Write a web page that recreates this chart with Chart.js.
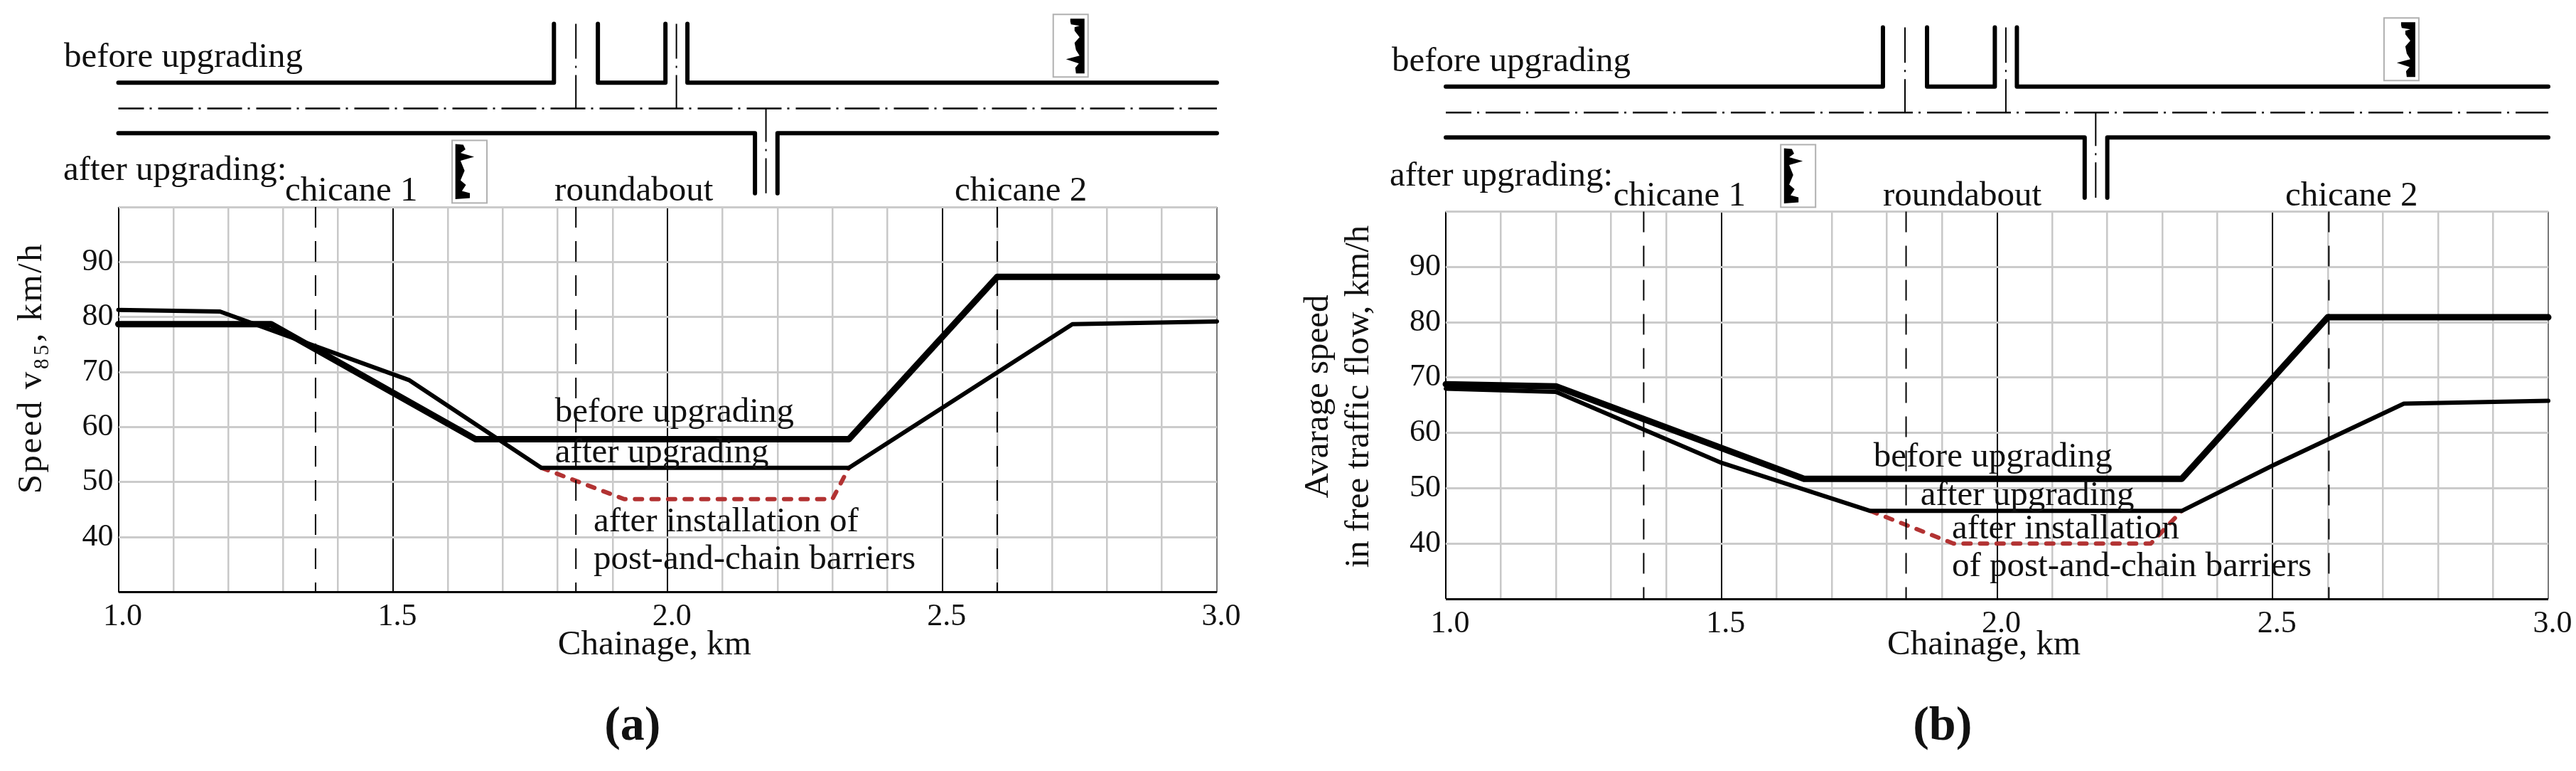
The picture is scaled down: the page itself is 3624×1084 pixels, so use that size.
<!DOCTYPE html>
<html><head><meta charset="utf-8">
<style>html,body{margin:0;padding:0;background:#fff;width:3624px;height:1084px;overflow:hidden}
canvas{position:absolute;top:0}</style>
<script src="https://cdn.jsdelivr.net/npm/chart.js@4/dist/chart.umd.min.js"></script>
</head><body>
<canvas id="a" width="1812" height="1084" style="left:0;width:1812px;height:1084px"></canvas>
<canvas id="b" width="1812" height="1084" style="left:1812px;width:1812px;height:1084px"></canvas>
<script>
// ---- panel (a): speed v85 ----
const beforeXA=[1.0,1.278,1.65,2.33,2.6,3.0];
const beforeYA=[78.7,78.7,57.8,57.8,87.3,87.3];
const afterXA=[1.0,1.185,1.53,1.77,2.33,2.737,3.0];
const afterYA=[81.3,81.0,68.5,52.6,52.6,78.7,79.2];
const barrierXA=[1.77,1.921,2.30,2.33];
const barrierYA=[52.6,46.9,46.9,52.6];
// ---- panel (b): average speed ----
const beforeXB=[1.0,1.2,1.65,2.335,2.6,3.0];
const beforeYB=[68.8,68.4,51.7,51.7,80.9,80.9];
const afterXB=[1.0,1.2,1.5,1.77,2.335,2.5,2.738,3.0];
const afterYB=[68.0,67.4,54.6,45.9,45.9,54.1,65.3,65.8];
const barrierXB=[1.77,1.921,2.279,2.335];
const barrierYB=[45.9,40.0,40.0,45.9];
// ---- feature chainages ----
const featureXA=[1.359,1.833,2.6];
const featureXB=[1.359,1.835,2.602];
// ---- road layout sketch (chainage, drawn above the plot in axis units) ----
const roadUpperY=122.6, roadCentreY=117.9, roadLowerY=113.4, stubTopY=133.3, stubBottomY=102.5;
const stubUpper1=[1.793,1.833,1.873];
const stubUpper2=[1.996,2.016,2.036];
const stubLower=[2.159,2.179,2.2];
// ---- texts ----
const xTicks=['1.0','1.5','2.0','2.5','3.0'];
const textsA=['before upgrading','after upgrading:','chicane 1','roundabout','chicane 2','before upgrading','after upgrading','after installation of','post-and-chain barriers'];
const textXA=[0.901,0.8997,1.3035,1.794,2.5225,1.795,1.795,1.865,1.865];
const textYA=[125.5,104.9,101.2,101.2,101.2,61.0,53.6,41.1,34.2];
const textsB=['before upgrading','after upgrading:','chicane 1','roundabout','chicane 2','before upgrading','after upgrading','after installation','of post-and-chain barriers'];
const textXB=[0.902,0.898,1.304,1.793,2.523,1.776,1.861,1.918,1.918];
const textYB=[125.4,104.7,101.1,101.1,101.1,53.9,47.0,40.9,34.1];
// ---- device pictograms: box corner in axis units, outline in box-local pixels ----
const iconLowerAnchor=[1.6076,112.1];
const iconUpperAnchor=[2.702,135.0];
const iconLowerShape=[[4.6,5],[15.7,6],[18.8,12.7],[11.9,17.7],[31,23],[11.9,28.7],[17.6,42.7],[11.9,56],[19.5,62.7],[13.8,71],[25,74],[25,81],[4.6,82.7]];
const iconUpperShape=[[24,6],[44,6],[44,83],[32,83],[31,75],[36,69],[18,63],[37,58],[32,50],[30,40],[37,32],[30,23],[30,18],[37,16],[25,14],[24,10]];

const SERIF='"Liberation Serif", serif';
const INK='#111';
const nb='\u00A0';

function pts(xs,ys){return xs.map((x,i)=>({x,y:ys[i]}));}
function line(data,width,extra){return Object.assign({data,showLine:true,pointRadius:0,borderColor:'#000',borderWidth:width,clip:false,borderCapStyle:'round',borderJoinStyle:'round',tension:0},extra||{});}

function roadSets(){
  const side=[47,10,3,10,50,300];
  const u1=stubUpper1,u2=stubUpper2,l=stubLower;
  return [
    line(pts([1.0,u1[0],u1[0]],[roadUpperY,roadUpperY,stubTopY]),6),
    line(pts([u1[2],u1[2],u2[0],u2[0]],[stubTopY,roadUpperY,roadUpperY,stubTopY]),6),
    line(pts([u2[2],u2[2],3.0],[stubTopY,roadUpperY,roadUpperY]),6),
    line(pts([1.0,l[0],l[0]],[roadLowerY,roadLowerY,stubBottomY]),6),
    line(pts([l[2],l[2],3.0],[stubBottomY,roadLowerY,roadLowerY]),6),
    line(pts([1.0,3.0],[roadCentreY,roadCentreY]),2.5,{borderCapStyle:'butt',borderDash:[49,8,3,9],borderDashOffset:13}),
    line(pts([u1[1],u1[1]],[roadCentreY,stubTopY]),2,{borderCapStyle:'butt',borderDash:side}),
    line(pts([u2[1],u2[1]],[roadCentreY,stubTopY]),2,{borderCapStyle:'butt',borderDash:side}),
    line(pts([l[1],l[1]],[roadCentreY,stubBottomY]),2,{borderCapStyle:'butt',borderDash:side})
  ];
}
function overlay(texts,tx,ty,mark,markX,markY){return {id:'overlay',afterDatasetsDraw(c){
  const X=c.scales.x,Y=c.scales.y,g=c.ctx;g.save();
  [[iconLowerAnchor,iconLowerShape],[iconUpperAnchor,iconUpperShape]].forEach(([a,s])=>{
    const ox=X.getPixelForValue(a[0]),oy=Y.getPixelForValue(a[1]);
    g.strokeStyle='#b0b0b0';g.lineWidth=2;g.strokeRect(ox,oy,49,88);
    g.fillStyle='#000';g.beginPath();s.forEach((p,i)=>i?g.lineTo(ox+p[0],oy+p[1]):g.moveTo(ox+p[0],oy+p[1]));g.closePath();g.fill();
  });
  g.fillStyle=INK;g.textBaseline='alphabetic';g.textAlign='left';g.font='49px '+SERIF;
  texts.forEach((t,i)=>g.fillText(t,X.getPixelForValue(tx[i]),Y.getPixelForValue(ty[i])));
  g.textAlign='center';g.font='bold 68px '+SERIF;
  g.fillText(mark,X.getPixelForValue(markX),Y.getPixelForValue(markY));
  g.restore();
}};}

function build(id,o){
  const datasets=[
    ...o.feature.map(x=>line(pts([x,x],[100,30]),2,{borderCapStyle:'butt',borderDash:[29,19]})),
    line(pts(o.bx,o.by),9,{label:'before upgrading'}),
    line(pts(o.ax,o.ay),6,{label:'after upgrading'}),
    line(pts(o.rx,o.ry),6,{label:'after installation of post-and-chain barriers',borderColor:'#b23232',borderDash:[10,13.3]}),
    ...roadSets()
  ];
  return new Chart(document.getElementById(id),{
    type:'scatter',data:{datasets},
    plugins:[overlay(o.texts,o.tx,o.ty,o.mark,o.mx,o.my)],
    options:{responsive:false,devicePixelRatio:1,animation:false,
      layout:{padding:{left:o.padLeft,right:o.padRight,top:o.top,bottom:o.padBottom}},
      plugins:{legend:{display:false},tooltip:{enabled:false}},
      scales:{
        x:{type:'linear',min:1,max:3,
          afterFit(s){s.height=o.xHeight;s.paddingLeft=0;s.paddingRight=0;},
          border:{display:false},
          grid:{drawTicks:false,
            color:c=>{const v=c.tick.value;return (Math.abs(v-1)<1e-6||Math.abs(v*2-Math.round(v*2))<1e-6&&v<2.9)?'#000':(v>2.95?'#777':'#c8c8c8');},
            lineWidth:c=>{const v=c.tick.value;return Math.abs(v*2-Math.round(v*2))<1e-6?2:2.5;}},
          ticks:{stepSize:0.1,autoSkip:false,maxRotation:0,minRotation:0,padding:9,labelOffset:6,color:INK,font:{family:SERIF,size:44},
            callback:v=>{const i=xTicks.indexOf(Number(v).toFixed(1));return (i>=0&&Math.abs(v*2-Math.round(v*2))<1e-6)?xTicks[i]:'';}},
          title:{display:true,text:'Chainage, km'+nb+nb+nb,color:INK,font:{family:SERIF,size:49,lineHeight:1.2},padding:0}
        },
        y:{type:'linear',min:30,max:100,
          afterFit(s){
            s.width=o.left-o.padLeft;s.paddingTop=0;s.paddingBottom=0;
            if(o.ySpacing&&!s._spaced){s._spaced=true;const dt=s.drawTitle.bind(s);
              s.drawTitle=function(){s.ctx.letterSpacing=o.ySpacing;dt();s.ctx.letterSpacing='0px';};}
          },
          border:{display:false},
          grid:{drawTicks:false,
            color:c=>c.tick.value===30?'#000':'#cbcbcb',
            lineWidth:3},
          ticks:{stepSize:10,padding:7,color:INK,font:{family:SERIF,size:44},
            callback:v=>(v===30||v===100)?'':String(v)},
          title:{display:true,text:o.yTitle,color:INK,font:{family:SERIF,size:49,lineHeight:o.yLH},padding:0}
        }
      }
    }
  });
}
build('a',{feature:featureXA,bx:beforeXA,by:beforeYA,ax:afterXA,ay:afterYA,rx:barrierXA,ry:barrierYA,
  texts:textsA,tx:textXA,ty:textYA,mark:'(a)',mx:1.936,my:3.2,
  yTitle:nb+nb+nb+nb+nb+nb+'Speed v\u2088\u2085, km/h',yLH:1.2,ySpacing:'2.5px',
  left:166.5,top:291,padLeft:15.6,padRight:100,padBottom:147,xHeight:104.5});
build('b',{feature:featureXB,bx:beforeXB,by:beforeYB,ax:afterXB,ay:afterYB,rx:barrierXB,ry:barrierYB,
  texts:textsB,tx:textXB,ty:textYB,mark:'(b)',mx:1.901,my:4.6,
  yTitle:[nb+nb+'Avarage speed',nb+nb+'in free traffic flow, km/h'],yLH:1.163,
  left:222,top:297.5,padLeft:15,padRight:39,padBottom:147,xHeight:95});
</script>
</body></html>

-------------------------

From the data above, copy each line that holds "page".

Write a web page that recreates this chart with Chart.js.
The picture is scaled down: the page itself is 3624×1084 pixels, so use that size.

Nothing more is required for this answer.